Ao ler, deixe o celular por perto, não para distrair, apenas para ouvir - via um QR Code - a música que a fez despertar, símbolo do casal. Deixe também por perto um lenço, talvez seus olhos vertam lágrimas ao imaginar a neurocirurgiã se ajoelhar para receber a comunhão na UTI, após a própria Sumaya receber a hóstia sagrada, mesmo adormecida.

Adormecida para esse mundo, todavia desperta para um outro, melhor, onde viu o rosto de Deus. Porém, teve de voltar, pois ainda não era a hora. Acho que ouviu a prece de sua filha na solidão do banheiro escolar - que mãe não ouviria? Ou teriam sido as súplicas de Felipe na capela? Ou dos amigos, que se uniam em orações? Não sei.

Só sei que Santa Terezinha dissolveu um trombo assassino em sua perna mediante Felipe e o suave toque de uma pétala de rosa que não seca, pois encharcada do amor da santa, que eles guardavam - sem saber - para o coágulo mortal.

Mas quem fez desaparecer as sequelas inevitáveis de tamanha hemorragia intracerebral? Os médicos, excelentes, não entenderam. Como se fosse possível, para nós e nossa limitada inteligência, compreender o divino.

Mas há também a maldade humana, revelada sutilmente em alguns comentários. Lá estão, não por revanche, mas para expor a natureza humana, nua e crua. E o livro segue.

Segue para revelar a vitória do amor, da fé e das preces. Para contar o impossível: a volta não apenas da mãe, da filha, da esposa e da amiga, mas também da dermatologista. Sim, ela voltou, brilhante como sempre. Recorreu a um manual de ABC e aos velhos livros da especialidade para completar o milagre.
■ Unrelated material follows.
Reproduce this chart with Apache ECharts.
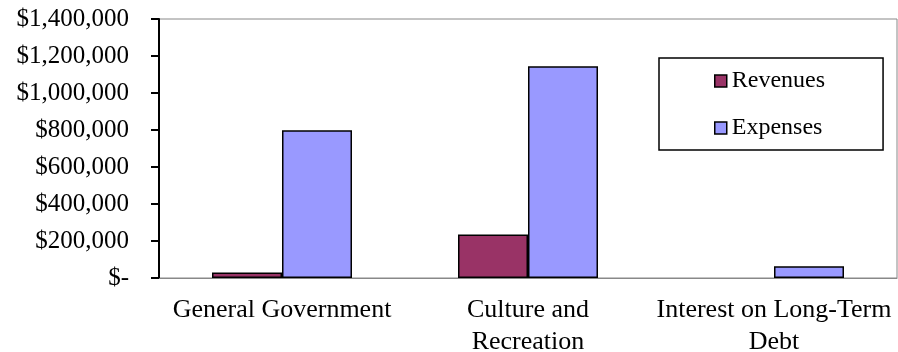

Que não é algo de um passado distante e místico. Arrogantemente, fechamos os olhos para os que acontecem em nossa época, afinal somos racionais e evoluídos. Mas eles ocorrem, todos os dias. Sumaya está bem perto de nós.
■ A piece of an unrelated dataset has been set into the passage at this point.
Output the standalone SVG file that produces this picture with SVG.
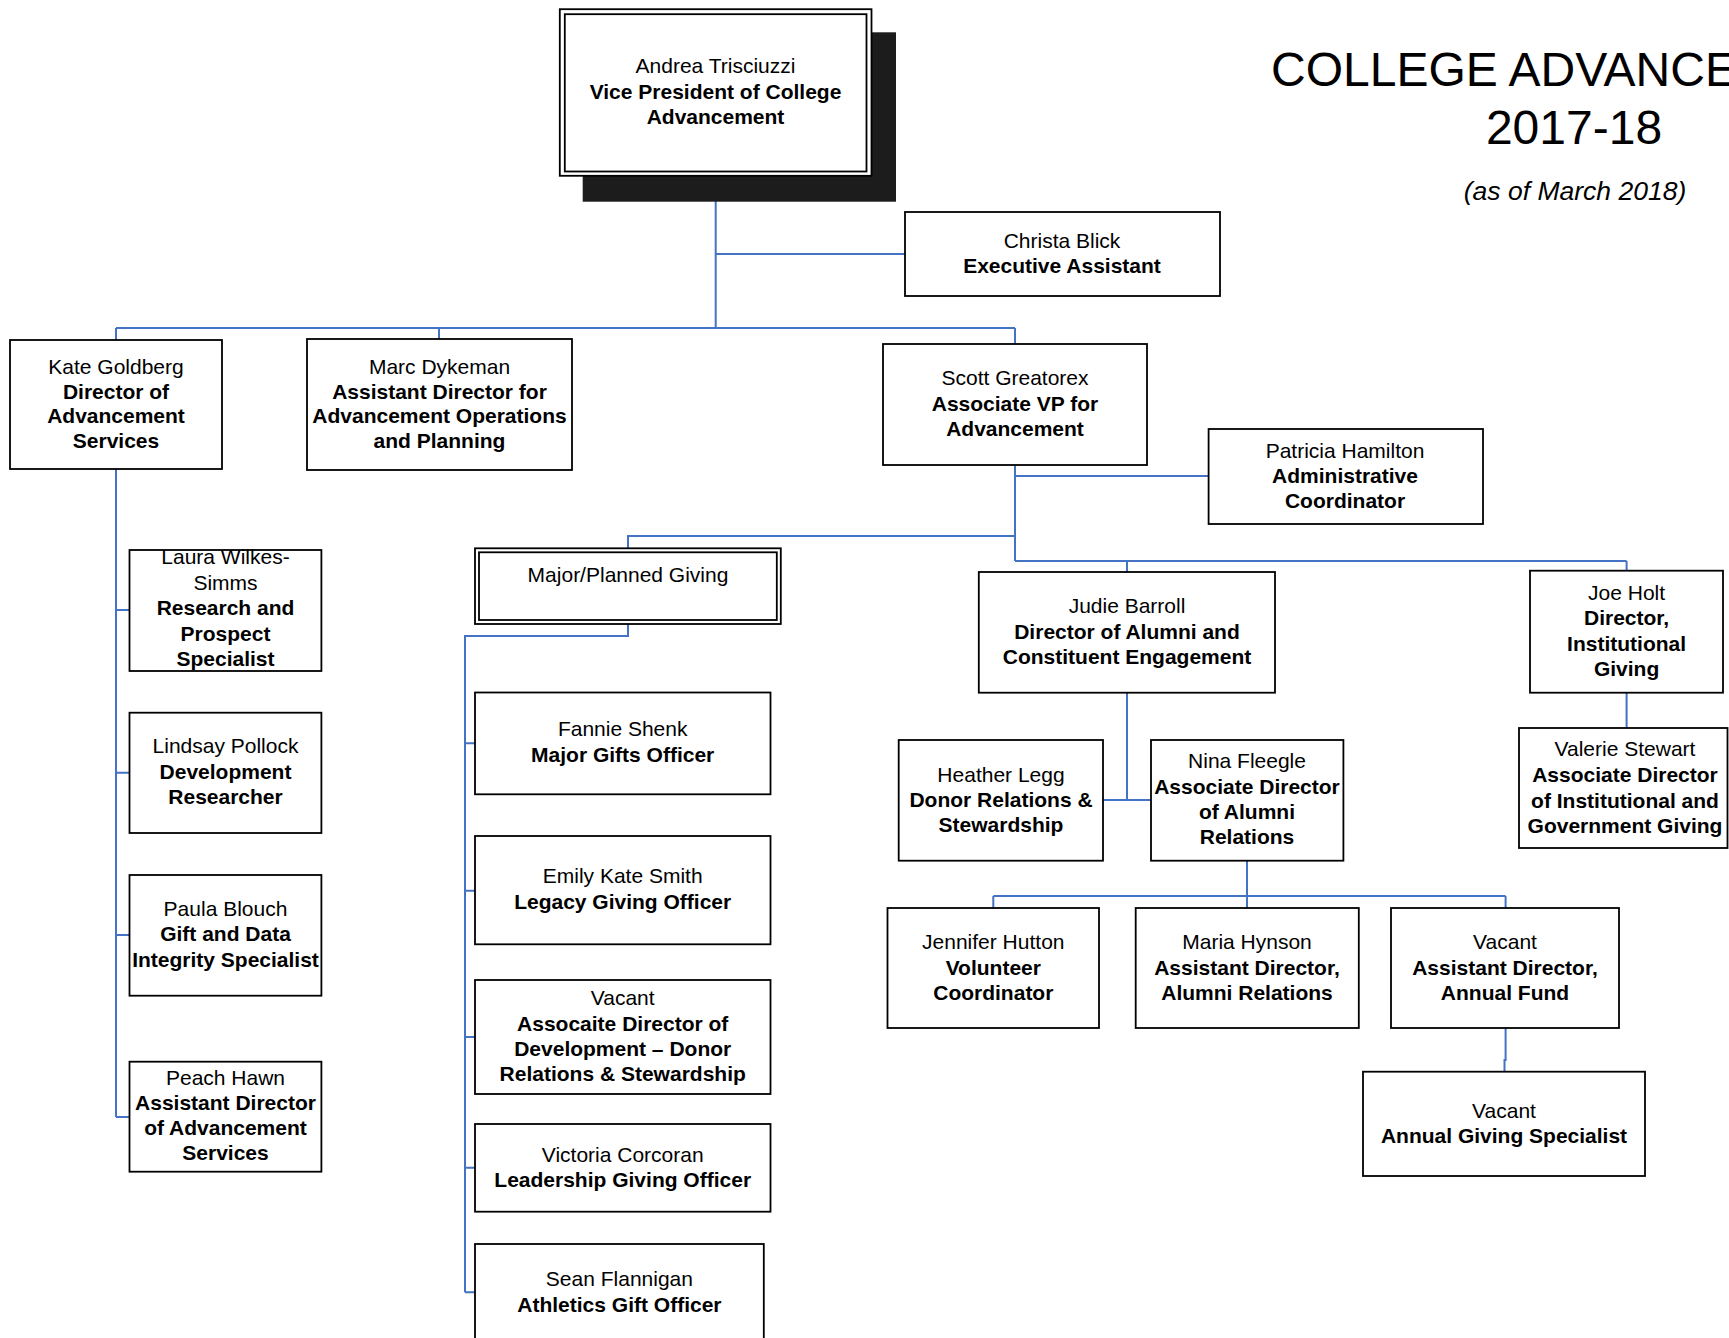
<svg xmlns="http://www.w3.org/2000/svg" width="1729" height="1338" viewBox="0 0 1729 1338">
<style>
.bx{fill:#fff;stroke:#000;stroke-width:1.8}
.in{fill:none;stroke:#000;stroke-width:1.8}
.c{fill:none;stroke:#4472C4;stroke-width:2}
text{font-family:"Liberation Sans",Arial,sans-serif;font-size:21px;text-anchor:middle;fill:#000}
.b{font-weight:bold}
</style>
<rect width="1729" height="1338" fill="#fff"/>
<g id="title">
<text x="1271" y="86" style="font-size:48px;text-anchor:start">COLLEGE ADVANCE</text>
<text x="1574" y="144" style="font-size:48px">2017-18</text>
<text x="1575" y="200" style="font-size:26.5px;font-style:italic">(as of March 2018)</text>
</g>
<g id="connectors">
<path class="c" d="M715.7 177V328M715.7 254H905M116 328H1015M116 328V340M439 328V339M1015 328V344"/>
<path class="c" d="M116 469V1117M116 610H129.5M116 772.7H129.5M116 935H129.5M116 1117H129.5"/>
<path class="c" d="M1015 465V561M1015 476H1208.6M1015 536H628V548.3M1015 561H1626.6M1127 561V572M1626.6 561V570.7"/>
<path class="c" d="M628 624V636H465V1292.3M465 743.3H475M465 890.7H475M465 1037H475M465 1167.7H475M465 1292.3H475"/>
<path class="c" d="M1127 692.7V800M1103 800H1151M1626.6 692.7V728"/>
<path class="c" d="M1247 860.7V896M993.3 896H1505.6M993.3 896V908M1247 896V908M1505.6 896V908M1505.6 1028V1060H1504.5V1071.7"/>
</g>
<g id="vp">
<rect x="582.7" y="32.3" width="313.3" height="169.4" fill="#1c1c1c"/>
<rect class="bx" x="559.8" y="9.2" width="311.7" height="166.6"/>
<rect class="in" x="564.8" y="14.2" width="301.7" height="157.3"/>
<text x="715.5" y="73.3">Andrea Trisciuzzi</text>
<text class="b" x="715.5" y="99">Vice President of College</text>
<text class="b" x="715.5" y="124">Advancement</text>
</g>
<g id="christa">
<rect class="bx" x="905" y="212" width="315" height="84"/>
<text x="1062" y="248">Christa Blick</text>
<text class="b" x="1062" y="272.7">Executive Assistant</text>
</g>
<g id="kate">
<rect class="bx" x="10" y="340" width="212" height="129"/>
<text x="116" y="374">Kate Goldberg</text>
<text class="b" x="116" y="398.5">Director of</text>
<text class="b" x="116" y="423">Advancement</text>
<text class="b" x="116" y="448">Services</text>
</g>
<g id="marc">
<rect class="bx" x="307" y="339" width="265" height="131"/>
<text x="439.5" y="374">Marc Dykeman</text>
<text class="b" x="439.5" y="398.5">Assistant Director for</text>
<text class="b" x="439.5" y="423">Advancement Operations</text>
<text class="b" x="439.5" y="448">and Planning</text>
</g>
<g id="scott">
<rect class="bx" x="883" y="344" width="264" height="121"/>
<text x="1015" y="385">Scott Greatorex</text>
<text class="b" x="1015" y="410.7">Associate VP for</text>
<text class="b" x="1015" y="436">Advancement</text>
</g>
<g id="patricia">
<rect class="bx" x="1208.6" y="429" width="274.4" height="95"/>
<text x="1345" y="458">Patricia Hamilton</text>
<text class="b" x="1345" y="483">Administrative</text>
<text class="b" x="1345" y="508">Coordinator</text>
</g>
<g id="laura">
<rect class="bx" x="129.5" y="550" width="191.9" height="121"/>
<text x="225.5" y="564">Laura Wilkes-</text>
<text x="225.5" y="589.5">Simms</text>
<text class="b" x="225.5" y="615">Research and</text>
<text class="b" x="225.5" y="640.5">Prospect</text>
<text class="b" x="225.5" y="666">Specialist</text>
</g>
<g id="lindsay">
<rect class="bx" x="129.5" y="712.7" width="191.9" height="120.3"/>
<text x="225.5" y="753">Lindsay Pollock</text>
<text class="b" x="225.5" y="779">Development</text>
<text class="b" x="225.5" y="804">Researcher</text>
</g>
<g id="paula">
<rect class="bx" x="129.5" y="875" width="191.9" height="120.7"/>
<text x="225.5" y="915.5">Paula Blouch</text>
<text class="b" x="225.5" y="941">Gift and Data</text>
<text class="b" x="225.5" y="966.5">Integrity Specialist</text>
</g>
<g id="peach">
<rect class="bx" x="129.5" y="1061.7" width="191.9" height="110"/>
<text x="225.5" y="1085">Peach Hawn</text>
<text class="b" x="225.5" y="1110">Assistant Director</text>
<text class="b" x="225.5" y="1135">of Advancement</text>
<text class="b" x="225.5" y="1160">Services</text>
</g>
<g id="mpg">
<rect class="bx" x="475" y="548.3" width="305.8" height="75.7"/>
<rect class="in" x="479" y="552.3" width="297.8" height="67.7"/>
<text x="628" y="581.5">Major/Planned Giving</text>
</g>
<g id="fannie">
<rect class="bx" x="475" y="692.5" width="295.5" height="101.8"/>
<text x="622.7" y="736">Fannie Shenk</text>
<text class="b" x="622.7" y="762">Major Gifts Officer</text>
</g>
<g id="emily">
<rect class="bx" x="475" y="836" width="295.5" height="108.3"/>
<text x="622.7" y="883.3">Emily Kate Smith</text>
<text class="b" x="622.7" y="909">Legacy Giving Officer</text>
</g>
<g id="vacant-add">
<rect class="bx" x="475" y="980" width="295.5" height="114"/>
<text x="622.7" y="1005">Vacant</text>
<text class="b" x="622.7" y="1030.7">Assocaite Director of</text>
<text class="b" x="622.7" y="1056">Development – Donor</text>
<text class="b" x="622.7" y="1081">Relations &amp; Stewardship</text>
</g>
<g id="victoria">
<rect class="bx" x="475" y="1124" width="295.5" height="87.7"/>
<text x="622.7" y="1161.7">Victoria Corcoran</text>
<text class="b" x="622.7" y="1186.7">Leadership Giving Officer</text>
</g>
<g id="sean">
<rect class="bx" x="475" y="1244" width="288.8" height="110"/>
<text x="619.4" y="1286">Sean Flannigan</text>
<text class="b" x="619.4" y="1311.7">Athletics Gift Officer</text>
</g>
<g id="judie">
<rect class="bx" x="978.8" y="572" width="296.2" height="120.7"/>
<text x="1127" y="613">Judie Barroll</text>
<text class="b" x="1127" y="639">Director of Alumni and</text>
<text class="b" x="1127" y="664">Constituent Engagement</text>
</g>
<g id="joe">
<rect class="bx" x="1530" y="570.7" width="193" height="122"/>
<text x="1626.6" y="600">Joe Holt</text>
<text class="b" x="1626.6" y="625">Director,</text>
<text class="b" x="1626.6" y="650.7">Institutional</text>
<text class="b" x="1626.6" y="676">Giving</text>
</g>
<g id="valerie">
<rect class="bx" x="1519" y="728" width="208.5" height="120"/>
<text x="1625" y="756">Valerie Stewart</text>
<text class="b" x="1625" y="782">Associate Director</text>
<text class="b" x="1625" y="808">of Institutional and</text>
<text class="b" x="1625" y="833">Government Giving</text>
</g>
<g id="heather">
<rect class="bx" x="898.7" y="740" width="204.3" height="120.7"/>
<text x="1001" y="781.7">Heather Legg</text>
<text class="b" x="1001" y="806.7">Donor Relations &amp;</text>
<text class="b" x="1001" y="831.7">Stewardship</text>
</g>
<g id="nina">
<rect class="bx" x="1151" y="740" width="192.4" height="120.7"/>
<text x="1247" y="768">Nina Fleegle</text>
<text class="b" x="1247" y="794">Associate Director</text>
<text class="b" x="1247" y="819">of Alumni</text>
<text class="b" x="1247" y="844">Relations</text>
</g>
<g id="jennifer">
<rect class="bx" x="887.5" y="908" width="211.5" height="120"/>
<text x="993.3" y="949">Jennifer Hutton</text>
<text class="b" x="993.3" y="975">Volunteer</text>
<text class="b" x="993.3" y="1000">Coordinator</text>
</g>
<g id="maria">
<rect class="bx" x="1135.7" y="908" width="223.1" height="120"/>
<text x="1247" y="949">Maria Hynson</text>
<text class="b" x="1247" y="975">Assistant Director,</text>
<text class="b" x="1247" y="1000">Alumni Relations</text>
</g>
<g id="vacant-af">
<rect class="bx" x="1391" y="908" width="228" height="120"/>
<text x="1505" y="949">Vacant</text>
<text class="b" x="1505" y="975">Assistant Director,</text>
<text class="b" x="1505" y="1000">Annual Fund</text>
</g>
<g id="vacant-ags">
<rect class="bx" x="1363" y="1071.7" width="282" height="104.3"/>
<text x="1504" y="1117.7">Vacant</text>
<text class="b" x="1504" y="1142.7">Annual Giving Specialist</text>
</g>
</svg>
Caso ela e Felipe tivessem nascido há dois mil anos, na Galileia, essa história também teria sido escrita. Por João; talvez Mateus ou Marcos; mais provável Lucas, que também era médico. Estaria na escritura sagrada e a iríamos ouvir no catecismo escolar ou na missa. Mas, por sorte, Deus a guardou para o nosso tempo, para Pernambuco, para Recife. Amém.